# Problem:
Include the line containing "const FONT = 'DejaVu Sans';" and all lines before it, repeated exactly from the listing below, without pictures.

begin Task material

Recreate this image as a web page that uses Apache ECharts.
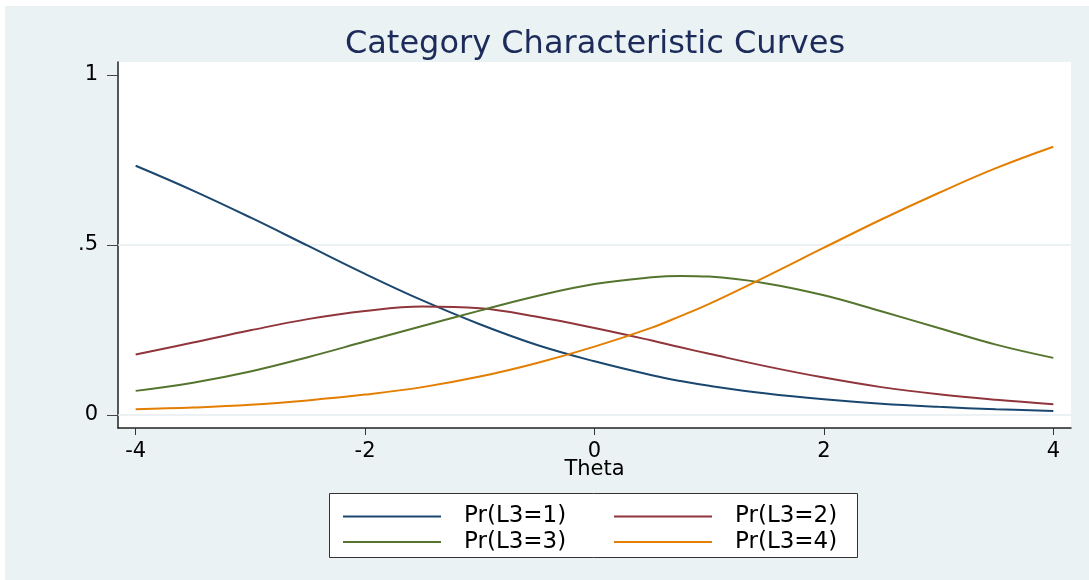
<!DOCTYPE html>
<html>
<head>
<meta charset="utf-8">
<script src="https://cdn.jsdelivr.net/npm/echarts@6/dist/echarts.min.js"></script>
<style>
  html, body { margin: 0; padding: 0; background: #ffffff; }
  #chart { width: 1089px; height: 580px; }
</style>
</head>
<body>
<div id="chart"></div>
<script>
// Ability grid (theta) and the four category probability curves
const theta = [-4, -3.5, -3, -2.5, -2, -1.5, -1, -0.5, 0, 0.5, 0.75, 1, 1.5, 2, 2.5, 3, 3.5, 4];
const prL3eq1 = [0.733, 0.660, 0.581, 0.498, 0.415, 0.337, 0.267, 0.206, 0.158, 0.117, 0.100, 0.086, 0.063, 0.046, 0.033, 0.024, 0.017, 0.012];
const prL3eq2 = [0.178, 0.213, 0.249, 0.282, 0.306, 0.319, 0.314, 0.289, 0.256, 0.219, 0.199, 0.180, 0.143, 0.110, 0.082, 0.061, 0.045, 0.032];
const prL3eq3 = [0.071, 0.095, 0.128, 0.170, 0.216, 0.262, 0.307, 0.350, 0.385, 0.405, 0.409, 0.407, 0.387, 0.352, 0.305, 0.256, 0.207, 0.168];
const prL3eq4 = [0.017, 0.022, 0.030, 0.043, 0.060, 0.082, 0.113, 0.153, 0.201, 0.257, 0.291, 0.327, 0.408, 0.492, 0.575, 0.653, 0.726, 0.789];

const seriesNames = ['Pr(L3=1)', 'Pr(L3=2)', 'Pr(L3=3)', 'Pr(L3=4)'];
const xTicks = [-4, -2, 0, 2, 4];
const yTicks = [0, 0.5, 1];
const yTickText = ['0', '.5', '1'];
const gridValues = [0, 0.5];

const colors = ['#1A476F', '#90353B', '#55752F', '#E37E00'];
const FONT = 'DejaVu Sans';

function pairs(ys) { return theta.map((t, i) => [t, ys[i]]); }

const curves = [prL3eq1, prL3eq2, prL3eq3, prL3eq4];

const series = curves.map((ys, i) => {
  const s = {
    name: seriesNames[i],
    type: 'line',
    data: pairs(ys),
    smooth: 0.4,
    symbol: 'none',
    showSymbol: false,
    z: 3,
    lineStyle: { color: colors[i], width: 2 },
    itemStyle: { color: colors[i] }
  };
  if (i === 0) {
    s.markLine = {
      silent: true,
      symbol: 'none',
      z: 1,
      label: { show: false },
      lineStyle: { color: '#E6EEF1', width: 1.5, type: 'solid' },
      emphasis: { disabled: true },
      data: gridValues.map(v => ({ yAxis: v }))
    };
  }
  return s;
});

// One legend per entry so the two columns line up
const legendSlots = [[342, 505], [613, 505], [342, 530.5], [613, 530.5]];
const legends = seriesNames.map((name, i) => ({
  data: [name],
  left: legendSlots[i][0],
  top: legendSlots[i][1],
  padding: 0,
  itemWidth: 98,
  itemHeight: 14,
  selectedMode: false,
  itemStyle: { color: 'transparent', borderColor: 'transparent', borderWidth: 0, opacity: 0 },
  lineStyle: { width: 2 },
  textStyle: { fontFamily: FONT, fontSize: 23, color: '#000', padding: [0, 0, 0, 18] }
}));

const chart = echarts.init(document.getElementById('chart'), null, { renderer: 'canvas' });
chart.setOption({
  backgroundColor: '#ffffff',
  animation: false,
  color: colors,
  title: {
    text: 'Category Characteristic Curves',
    left: 595,
    top: 29,
    padding: 0,
    textAlign: 'center',
    textStyle: { fontFamily: FONT, fontSize: 32, fontWeight: 'normal', color: '#1C2B59' }
  },
  graphic: [
    {
      type: 'rect', z: -100, silent: true,
      shape: { x: 5, y: 6, width: 1084, height: 574 },
      style: { fill: '#EAF2F3' }
    },
    {
      type: 'rect', z: 1, silent: true,
      shape: { x: 329.5, y: 493.5, width: 528, height: 64 },
      style: { fill: '#ffffff', stroke: '#333333', lineWidth: 1 }
    }
  ],
  legend: legends,
  grid: {
    left: 118, right: 18, top: 62, bottom: 152,
    show: true, backgroundColor: '#ffffff', borderWidth: 0,
    containLabel: false
  },
  xAxis: {
    type: 'value',
    min: -4.154, max: 4.154,
    name: 'Theta',
    nameLocation: 'middle',
    nameGap: 31,
    nameMoveOverlap: false,
    nameTextStyle: { fontFamily: FONT, fontSize: 21, color: '#000' },
    axisLine: { show: true, onZero: false, lineStyle: { color: '#222', width: 1.5 } },
    axisTick: { show: true, customValues: xTicks, length: 7, lineStyle: { color: '#333', width: 1 } },
    axisLabel: { customValues: xTicks, margin: 13, fontFamily: FONT, fontSize: 21, color: '#000' },
    splitLine: { show: false }
  },
  yAxis: {
    type: 'value',
    min: -0.0382, max: 1.0382,
    axisLine: { show: true, onZero: false, lineStyle: { color: '#222', width: 1.5 } },
    axisTick: { show: true, customValues: yTicks, length: 11, lineStyle: { color: '#444', width: 1 } },
    axisLabel: {
      customValues: yTicks, margin: 20, fontFamily: FONT, fontSize: 21, color: '#000',
      formatter: v => yTickText[yTicks.indexOf(v)] ?? String(v)
    },
    splitLine: { show: false }
  },
  series: series
});
</script>
</body>
</html>
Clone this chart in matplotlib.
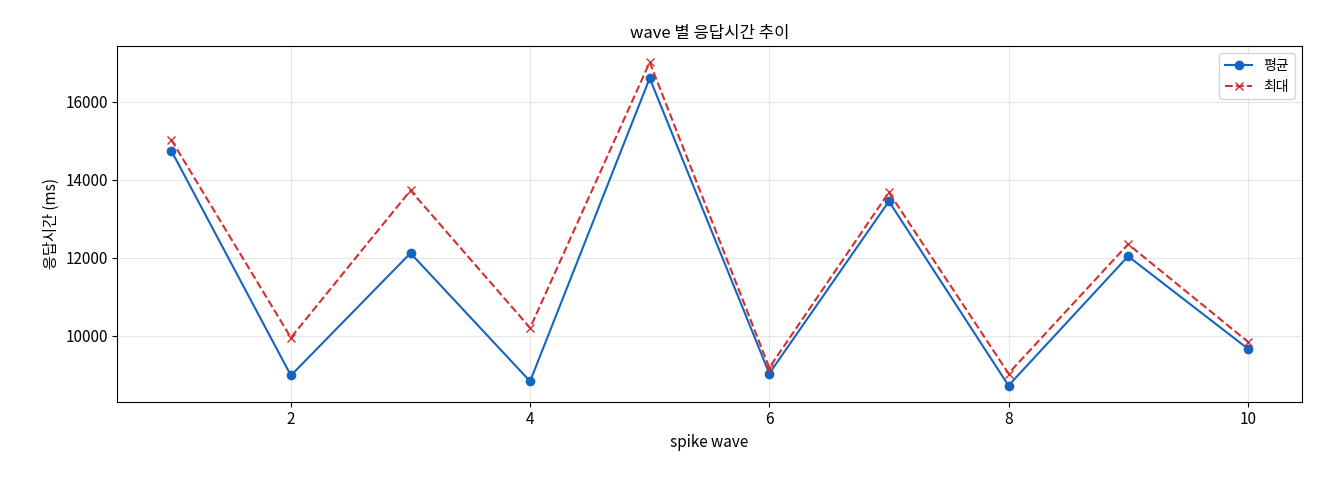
import matplotlib
matplotlib.use("Agg")
import matplotlib.pyplot as plt

plt.rcParams['font.family'] = ['Noto Sans CJK KR', 'DejaVu Sans']

# wave 번호와 응답시간 (ms)
waves = [1, 2, 3, 4, 5, 6, 7, 8, 9, 10]
avg_ms = [14750, 8980, 12120, 8830, 16610, 9030, 13450, 8720, 12040, 9670]
max_ms = [15030, 9950, 13730, 10200, 17020, 9180, 13680, 9030, 12350, 9850]

fig, ax = plt.subplots(figsize=(13.2, 4.8), dpi=100)
ax.plot(waves, avg_ms, "o-", color="#1565c0", label="평균")
ax.plot(waves, max_ms, "x--", color="#d32f2f", label="최대")
ax.set_title("wave 별 응답시간 추이", fontsize=12)
ax.set_xlabel("spike wave", fontsize=11)
ax.set_ylabel("응답시간 (ms)", fontsize=11)
ax.tick_params(labelsize=11)
ax.grid(alpha=0.3)
ax.legend(fontsize=10)
fig.subplots_adjust(left=0.089, right=0.986, top=0.904, bottom=0.163)
fig.savefig("out.png")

end Task material

# Solution to the problem:
Recreate this image as a web page that uses Apache ECharts.
<!DOCTYPE html>
<html>
<head>
<meta charset="utf-8">
<script src="https://cdn.jsdelivr.net/npm/echarts@6/dist/echarts.min.js"></script>
<style>
  html, body { margin: 0; padding: 0; background: #ffffff; }
  #chart { width: 1089px; height: 580px; }
</style>
</head>
<body>
<div id="chart"></div>
<script>
// Ability grid (theta) and the four category probability curves
const theta = [-4, -3.5, -3, -2.5, -2, -1.5, -1, -0.5, 0, 0.5, 0.75, 1, 1.5, 2, 2.5, 3, 3.5, 4];
const prL3eq1 = [0.733, 0.660, 0.581, 0.498, 0.415, 0.337, 0.267, 0.206, 0.158, 0.117, 0.100, 0.086, 0.063, 0.046, 0.033, 0.024, 0.017, 0.012];
const prL3eq2 = [0.178, 0.213, 0.249, 0.282, 0.306, 0.319, 0.314, 0.289, 0.256, 0.219, 0.199, 0.180, 0.143, 0.110, 0.082, 0.061, 0.045, 0.032];
const prL3eq3 = [0.071, 0.095, 0.128, 0.170, 0.216, 0.262, 0.307, 0.350, 0.385, 0.405, 0.409, 0.407, 0.387, 0.352, 0.305, 0.256, 0.207, 0.168];
const prL3eq4 = [0.017, 0.022, 0.030, 0.043, 0.060, 0.082, 0.113, 0.153, 0.201, 0.257, 0.291, 0.327, 0.408, 0.492, 0.575, 0.653, 0.726, 0.789];

const seriesNames = ['Pr(L3=1)', 'Pr(L3=2)', 'Pr(L3=3)', 'Pr(L3=4)'];
const xTicks = [-4, -2, 0, 2, 4];
const yTicks = [0, 0.5, 1];
const yTickText = ['0', '.5', '1'];
const gridValues = [0, 0.5];

const colors = ['#1A476F', '#90353B', '#55752F', '#E37E00'];
const FONT = 'DejaVu Sans';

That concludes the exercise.